At a glance
- Renowned economist Roger Martin-Fagg, who was one of the few to actually predict the financial crisis, gives his prognosis for the year ahead
- Recovery finally taking hold but there may be speed bumps on road ahead, despite dose of confidence currently being given to economy
- Martin-Fagg also concerned about ‘unbalanced growth’ in UK
The UK economy is still far from firing on all cylinders and it has now taken over five years to show signs of recovering from the worst crisis since the Great Depression of 1929.
Just last month, the Bank of England Governor Mark Carney announced that the recovery had “taken hold” and that you didn’t need to be an optimist to see the “glass is half full”.
But despite a raft of recent positive British economic data figures, including another large fall in unemployment – suggesting the financial crisis is now finally behind us – it must be noted that much of this improvement has come from a very low base.
Looking into the 2014 economic crystal ball
Here are Roger Martin-Fagg’s economic predictions for 2014:
- Unemployment: Currently at 7.6%, I don’t think it will dip below 7% next year, there are an awful lot of under-utilised employees at the moment and I think employers will take the opportunity to raise productivity before increasing the number of employees
- Wage growth: I would like to see 4%, but the best we will get is 2%
- UK inflation: It will sit around 3%
- Interest rates: The Bank of England will keep interest rates at 0.5% for 2014. Although it is difficult to predict, rates will rise some time in the middle of 2015
“If you look at this in a historical context, this is an incredibly anaemic recovery,” said Roger Martin-Fagg, an economist turned strategist who speaks regularly about economic trends and its impact on business.
“The reason why the recovery has been muted is that British banks were extremely highly leveraged before the crisis and the recession was so prolonged because British banks have since been deleveraging their balance sheets.
“When a bank deleverages, it essentially destroys money and British banks collectively have destroyed, in round figures, £320 billion since the crisis took hold.”
Weak wages are another reason why any economic revival has so far stuttered, as consumption will remain subdued as long as pay remains meagre.
“In the labour market, people have preferred a job rather than a wage award and so, unusually, wages in real terms have actually fallen in the past five years for the majority of people,” said Martin-Fagg, who was one of the few to actually predict the financial crisis.
One section of the economy that has reinvigorated itself, though, is the housing market. London, especially, has seen prices rise almost 10% so far this year, although much of the rest of the country has struggled to keep pace.
“It’s a pity prices weren’t allowed to fall to what would be the right market clearing level, which is around 15% average below where they currently are,” noted Martin-Fagg, who is also an Associate of Ashridge Business School.

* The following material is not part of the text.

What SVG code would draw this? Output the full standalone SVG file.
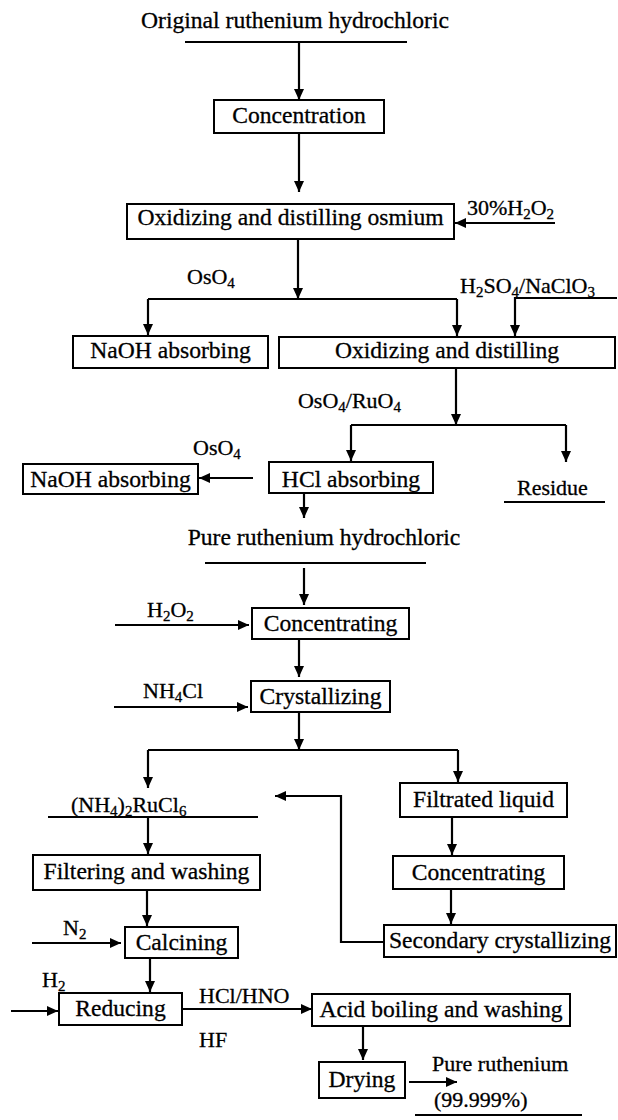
<svg xmlns="http://www.w3.org/2000/svg" width="618" height="1120" viewBox="0 0 618 1120">
<style>
text{font-family:"Liberation Serif","Times New Roman",serif;fill:#000;stroke:#000;stroke-width:0.3}
.b{font-size:23.6px;text-anchor:middle}
.t{font-size:23.6px}
.l{font-size:22px}
.s{font-size:15px}
rect{fill:#fff;stroke:#000;stroke-width:2}
.c line,.c path,.c polyline{stroke:#000;stroke-width:2.2;fill:none}
.u{stroke:#000;stroke-width:2}
</style>
<defs>
<marker id="ah" markerWidth="11" markerHeight="11" refX="11" refY="5.5" orient="auto" markerUnits="userSpaceOnUse"><path d="M0,0.5 L11,5.5 L0,10.5 z" fill="#000"/></marker>
</defs>
<rect x="0" y="0" width="618" height="1120" style="stroke:none;fill:#fff"/>

<g id="connectors" class="c">
<line x1="299" y1="42" x2="299" y2="100" marker-end="url(#ah)"/>
<line x1="299" y1="133" x2="299" y2="192" marker-end="url(#ah)"/>
<line x1="555" y1="223" x2="455" y2="223" marker-end="url(#ah)"/>
<line x1="298" y1="239" x2="298" y2="299" marker-end="url(#ah)"/>
<line x1="148" y1="299" x2="457" y2="299"/>
<line x1="148" y1="299" x2="148" y2="335" marker-end="url(#ah)"/>
<line x1="457" y1="299" x2="457" y2="336" marker-end="url(#ah)"/>
<polyline points="617,298 515,298 515,336" marker-end="url(#ah)"/>
<line x1="456" y1="368" x2="456" y2="425" marker-end="url(#ah)"/>
<line x1="351" y1="425" x2="566" y2="425"/>
<line x1="351" y1="425" x2="351" y2="461" marker-end="url(#ah)"/>
<line x1="566" y1="425" x2="566" y2="462" marker-end="url(#ah)"/>
<line x1="253" y1="478" x2="199" y2="478" marker-end="url(#ah)"/>
<line x1="304" y1="493" x2="304" y2="518" marker-end="url(#ah)"/>
<line x1="304" y1="568" x2="304" y2="605" marker-end="url(#ah)"/>
<line x1="115" y1="625" x2="249" y2="625" marker-end="url(#ah)"/>
<line x1="299" y1="639" x2="299" y2="677" marker-end="url(#ah)"/>
<line x1="114" y1="707" x2="248" y2="707" marker-end="url(#ah)"/>
<line x1="299" y1="712" x2="299" y2="750" marker-end="url(#ah)"/>
<line x1="148" y1="750" x2="458" y2="750"/>
<line x1="148" y1="750" x2="148" y2="788" marker-end="url(#ah)"/>
<line x1="458" y1="750" x2="458" y2="782" marker-end="url(#ah)"/>
<polyline points="384,942 341,942 341,796 275,796" marker-end="url(#ah)"/>
<line x1="148" y1="817" x2="148" y2="854" marker-end="url(#ah)"/>
<line x1="452" y1="817" x2="452" y2="855" marker-end="url(#ah)"/>
<line x1="451" y1="889" x2="451" y2="924" marker-end="url(#ah)"/>
<line x1="147" y1="890" x2="147" y2="926" marker-end="url(#ah)"/>
<line x1="32" y1="943" x2="121" y2="943" marker-end="url(#ah)"/>
<line x1="150" y1="958" x2="150" y2="992" marker-end="url(#ah)"/>
<line x1="11" y1="1011" x2="58" y2="1011" marker-end="url(#ah)"/>
<line x1="182" y1="1009" x2="312" y2="1009" marker-end="url(#ah)"/>
<line x1="363" y1="1026" x2="363" y2="1060" marker-end="url(#ah)"/>
<line x1="409" y1="1082" x2="457" y2="1082" marker-end="url(#ah)"/>
</g>

<g id="n-original">
<text class="t" x="295" y="28" text-anchor="middle">Original ruthenium hydrochloric</text>
<line class="u" x1="185" y1="42" x2="407" y2="42"/>
</g>
<g id="n-concentration"><rect x="214" y="100" width="170" height="33"/><text class="b" x="299" y="123">Concentration</text></g>
<g id="n-osmium"><rect x="127" y="204" width="327" height="35"/><text class="b" x="290.5" y="225">Oxidizing and distilling osmium</text></g>
<g id="l-h2o2a"><text class="l" x="467" y="215">30%H<tspan class="s" dy="4">2</tspan><tspan dy="-4">O</tspan><tspan class="s" dy="4">2</tspan></text></g>
<g id="l-oso4a"><text class="l" x="187" y="284">OsO<tspan class="s" dy="4">4</tspan></text></g>
<g id="l-h2so4"><text class="l" x="460" y="293">H<tspan class="s" dy="4">2</tspan><tspan dy="-4">SO</tspan><tspan class="s" dy="4">4</tspan><tspan dy="-4">/NaClO</tspan><tspan class="s" dy="4">3</tspan></text></g>
<g id="n-naoh1"><rect x="73" y="336" width="195" height="32"/><text class="b" x="170.5" y="358">NaOH absorbing</text></g>
<g id="n-oxdist"><rect x="279" y="337" width="336" height="31"/><text class="b" x="447" y="358">Oxidizing and distilling</text></g>
<g id="l-osru"><text class="l" x="401" y="408" text-anchor="end">OsO<tspan class="s" dy="4">4</tspan><tspan dy="-4">/RuO</tspan><tspan class="s" dy="4">4</tspan></text></g>
<g id="l-oso4b"><text class="l" x="193" y="455">OsO<tspan class="s" dy="4">4</tspan></text></g>
<g id="n-naoh2"><rect x="23" y="464" width="175" height="30"/><text class="b" x="110.5" y="487">NaOH absorbing</text></g>
<g id="n-hcl"><rect x="269" y="462" width="164" height="31"/><text class="b" x="351" y="487">HCl absorbing</text></g>
<g id="n-residue"><text class="l" x="517" y="495">Residue</text><line class="u" x1="504" y1="502" x2="605" y2="502"/></g>
<g id="n-pure">
<text class="t" x="324" y="545" text-anchor="middle">Pure ruthenium hydrochloric</text>
<line class="u" x1="205" y1="563" x2="426" y2="563"/>
</g>
<g id="l-h2o2b"><text class="l" x="147" y="617">H<tspan class="s" dy="4">2</tspan><tspan dy="-4">O</tspan><tspan class="s" dy="4">2</tspan></text></g>
<g id="n-concentrating1"><rect x="252" y="608" width="157" height="31"/><text class="b" x="330.5" y="631">Concentrating</text></g>
<g id="l-nh4cl"><text class="l" x="143" y="698">NH<tspan class="s" dy="4">4</tspan><tspan dy="-4">Cl</tspan></text></g>
<g id="n-crystallizing"><rect x="251" y="681" width="139" height="31"/><text class="b" x="320.5" y="704">Crystallizing</text></g>
<g id="n-salt"><text class="l" x="71" y="812">(NH<tspan class="s" dy="4">4</tspan><tspan dy="-4">)</tspan><tspan class="s" dy="4">2</tspan><tspan dy="-4">RuCl</tspan><tspan class="s" dy="4">6</tspan></text><line class="u" x1="48" y1="817" x2="258" y2="817"/></g>
<g id="n-filtrated"><rect x="400" y="783" width="167" height="34"/><text class="b" x="483.5" y="807">Filtrated liquid</text></g>
<g id="n-filtering"><rect x="33" y="855" width="227" height="35"/><text class="b" x="146.5" y="879">Filtering and washing</text></g>
<g id="n-concentrating2"><rect x="393" y="856" width="171" height="33"/><text class="b" x="478.5" y="880">Concentrating</text></g>
<g id="n-secondary"><rect x="384" y="925" width="232" height="32"/><text class="b" x="500" y="948">Secondary crystallizing</text></g>
<g id="l-n2"><text class="l" x="63" y="935">N<tspan class="s" dy="4">2</tspan></text></g>
<g id="n-calcining"><rect x="125" y="927" width="113" height="31"/><text class="b" x="181.5" y="950">Calcining</text></g>
<g id="l-h2"><text class="l" x="42" y="987">H<tspan class="s" dy="4">2</tspan></text></g>
<g id="n-reducing"><rect x="59" y="993" width="123" height="32"/><text class="b" x="120.5" y="1016">Reducing</text></g>
<g id="l-acid"><text class="l" x="199" y="1003">HCl/HNO</text><text class="l" x="199" y="1047">HF</text></g>
<g id="n-acid"><rect x="312" y="994" width="258" height="32"/><text class="b" x="441" y="1017">Acid boiling and washing</text></g>
<g id="n-drying"><rect x="319" y="1062" width="86" height="36"/><text class="b" x="362" y="1087">Drying</text></g>
<g id="n-product">
<text class="l" x="432" y="1071">Pure ruthenium</text>
<text class="l" x="434" y="1107">(99.999%)</text>
<line class="u" x1="415" y1="1115" x2="582" y2="1115"/>
</g>
</svg>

“However, the current increase in prices outside London, which is 3.4% year-on-year, that is not a bubble. A bubble would be where prices are rising in excess of 5% outside London.
“And the London bubble is unlikely to burst as the market is driven by overseas money. The only thing to derail it is if the value of sterling goes back to two dollars, which is highly unlikely.”
Economy on the move
So, the green shoots of recovery are finally appearing, but Martin-Fagg is still slightly concerned that any economic improvement may be being built on sand.
“The European Central Bank has just dropped interest rates to 0.25% and that means Europe is in a worse position than we thought,” he said. “And in the UK, the growth in retail in the last couple of months or so has been mostly financed by a reduction in savings and use of the credit card.
I don’t care if the UK recovery is based on unbalanced growth as any growth is a good start. It may lead to problems down the line, but it is a short-term boost
“So it is a bit of a repeat of what got us into the problem in the first place.”
For insurance brokers, Martin-Fagg issues this advice for the year ahead.
“Make sure all your staff understand what it is that makes you compelling,” he said. “In this low earnings environment, you need a distinctive and compelling reason for customers to purchase your product or services.”
But, in the end, it all comes back to the word confidence. As the US author Mark Twain once observed: “All you need in this life is ignorance and confidence; then success is sure.”
Martin-Fagg added: “I don’t care if the UK recovery is based on unbalanced growth, as any growth is a good start. It may lead to problems down the line, but it is a short-term boost.
“Confidence comes from all sorts of places and the media is full of positive economic headlines right now and if this encourages finance directors to release the £400 billion in cash corporates are sitting on, then that will be a good thing and we may be surprised.
“In fact, I might even be surprised by the growth rate into 2015.”